The new prakas, issued on September 10 and adopted by the SECC last week, states that a business with a minimum capital of $7.5 million can now list on the main board with only two years of audited financial results, as compared to the three years required earlier.
“More companies can meet the requirements, especially when we require them to release only two years of financial reports,” said Sok Dara, deputy director general of the SECC.
“In fact, one year is enough. But we provide for two years of analysis so they can compare the two years’ results.”
Dara said the regulator was attempting to address two key challenges: easing requirements and matching them to those followed in the region.
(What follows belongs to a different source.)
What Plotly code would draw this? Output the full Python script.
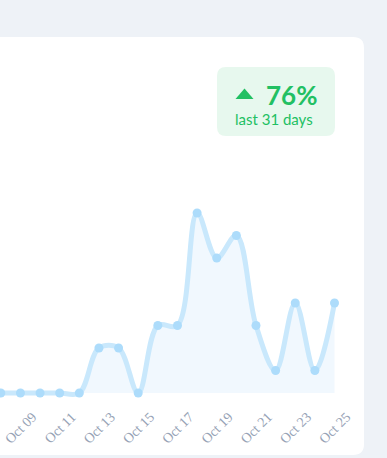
import pandas as pd
import plotly.graph_objects as go

# ---- data ----
dates = pd.date_range("2024-09-25", "2024-10-25", freq="D")
values = [0, 0, 0, 0, 0, 0, 0, 0, 0, 0, 0, 0, 0,   # Sep 25 - Oct 07 (off-view)
          0, 0, 0, 0, 0, 2, 2, 0, 3, 3, 8, 6, 7, 3, 1, 4, 1, 4]  # Oct 08 - Oct 25
badge_value = "76%"
badge_caption = "last 31 days"

W, H = 387, 458
px_per_day = 19.63
x0_px = 0.8  # pixel of Oct 08
d_oct8 = pd.Timestamp("2024-10-08")
start = d_oct8 - pd.Timedelta(days=x0_px / px_per_day)
end = start + pd.Timedelta(days=W / px_per_day)

plot_bottom = 398
zero_px = 393
px_per_unit = 22.5
ymin = -(plot_bottom - zero_px) / px_per_unit
ymax = zero_px / px_per_unit

def px(x):
    return x / W

def py(y):
    return 1 - y / H

def rrect(x0, y0, x1, y1, r):
    X0, X1 = px(x0), px(x1)
    Y0, Y1 = py(y0), py(y1)
    rx, ry = r / W, r / H
    return (f"M {X0+rx},{Y0} L {X1-rx},{Y0} Q {X1},{Y0} {X1},{Y0-ry} "
            f"L {X1},{Y1+ry} Q {X1},{Y1} {X1-rx},{Y1} L {X0+rx},{Y1} "
            f"Q {X0},{Y1} {X0},{Y1+ry} L {X0},{Y0-ry} Q {X0},{Y0} {X0+rx},{Y0} Z")

green = "#22c063"

fig = go.Figure()
fig.add_trace(go.Scatter(
    x=dates, y=values, mode="lines+markers",
    line=dict(color="#c9e8fc", width=5, shape="spline", smoothing=1),
    marker=dict(color="#addcfb", size=9),
    fill="tozeroy", fillcolor="#f1f8fe",
    cliponaxis=False, hoverinfo="skip", showlegend=False,
))

shapes = [
    dict(type="path", xref="paper", yref="paper", path=rrect(-30, 37, 364, 455, 11),
         fillcolor="white", line=dict(width=0), layer="below"),
    dict(type="path", xref="paper", yref="paper", path=rrect(217, 67, 335, 136, 9),
         fillcolor="#e7f8ee", line=dict(width=0), layer="above"),
    dict(type="path", xref="paper", yref="paper",
         path=f"M {px(235.5)},{py(99)} L {px(253.5)},{py(99)} L {px(244.5)},{py(88.5)} Z",
         fillcolor=green, line=dict(width=0), layer="above"),
]

annotations = [
    dict(text=f"<b>{badge_value}</b>", xref="paper", yref="paper",
         x=px(291), y=py(94.5), xanchor="center", yanchor="middle", showarrow=False,
         font=dict(family="Lato", size=26, color=green)),
    dict(text=badge_caption, xref="paper", yref="paper",
         x=px(273.5), y=py(119.5), xanchor="center", yanchor="middle", showarrow=False,
         font=dict(family="Lato", size=15, color=green)),
]

fig.update_layout(
    width=W, height=H,
    margin=dict(l=0, r=0, t=0, b=0),
    paper_bgcolor="#eef2f7",
    plot_bgcolor="rgba(0,0,0,0)",
    shapes=shapes,
    annotations=annotations,
    xaxis=dict(
        domain=[0, 1], range=[start, end], type="date",
        tickmode="linear", tick0="2024-09-25", dtick=2 * 86400000,
        tickformat="%b %d", tickangle=-45,
        tickfont=dict(family="Liberation Serif", size=14, color="#97a3b6"),
        showgrid=False, zeroline=False, showline=False, ticks="",
        ticklabelstandoff=7, ticklabelshift=12,
    ),
    yaxis=dict(
        domain=[(H - plot_bottom) / H, 1], range=[ymin, ymax],
        visible=False, showgrid=False, zeroline=False,
    ),
)

fig.write_html("out.html")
He added that some countries, such as Laos, had reduced the financial reporting requirement down to only one year prior to listing in order to attract more initial public offers (IPOs).
“They want to attract more companies and strengthen their competitive nature,” he said. “For us it is the same.”
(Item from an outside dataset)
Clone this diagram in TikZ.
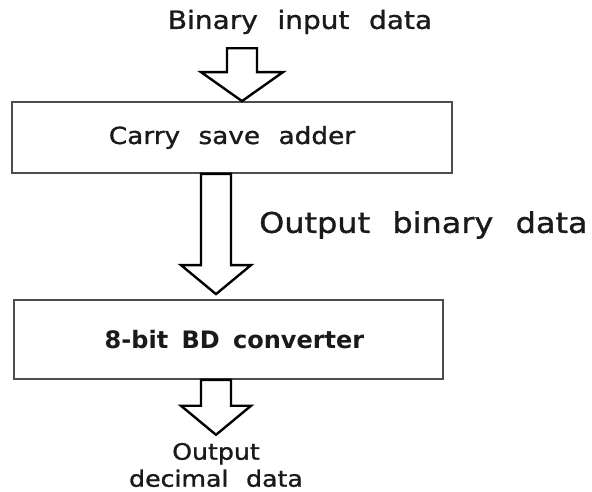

In its earlier form, the rules stated that companies with capital ranging from $2.5 million to $5 million had to offer 20 per cent of their capital on the market, whereas businesses with $5 million and above were required to list 15 per cent of their capital.
“Now this requirement is removed, because we need to provide flexibility to companies,” Dara said. “Fifteen or 20 per cent is already very big for them.”
Despite the creation of two separate boards, Dara said bigger firms could consult with their IPO team, underwriters and the CSX to explore the possibility of listing on the Growth Board, which is meant for smaller businesses.
Given that the old criteria were too stringent for Cambodia’s young and developing capital market, the new changes are a step in the right direction, according to Thomas Hugger, CEO and fund manager at investment firm Asia Frontier Capital.
“It was a mistake to introduce such stringent listing requirements in the first place,” he said. “They might work in South Korea, but not in Cambodia,” he said, referring to the Korean-backed CSX.
However, while the SECC was softening the requirements, potential investors would have to be informed of the additional risk involved, Hugger added.
“Investing in smaller companies and companies with no or short profit history obviously has increased risk,” he said.
Hugger said the possibility of having a big firm list on the Growth Board “could really impact the index”, and said imposing a cap on who can list on the small board should be considered.
But Stephen Higgins, managing partner of investment advisory firm Mekong Strategic Partners, said investors were not concerned about which board got the listing, instead they were looking for liquidity in the market before jumping in.
“What investors want to see is a transparent, well-run company, with sound growth prospects,” he said.
“They also want to see liquidity in the stock, and that is a major drawback at the moment.”
Higgins called the current scenario a “real chicken and egg situation”, where investors were avoiding the market because of a lack of liquidity, which in turn keeps liquidity away from the market.
“What will change that is a company like Acleda [Bank] coming to the market,” he added.
Svay Hay, CEO of Acleda Securities, said companies potentially in line for an IPO are looking at listing on the main board and the new regulations will facilitate this process, especially with financial sector firms.
“They all have audited financial statements in place which can be assessed any time, so the requirements for two or three years auditing are met,” he said.
“It’s more attractive, as a better incentive in terms of expenses, timing, and for companies in medium-term operations.”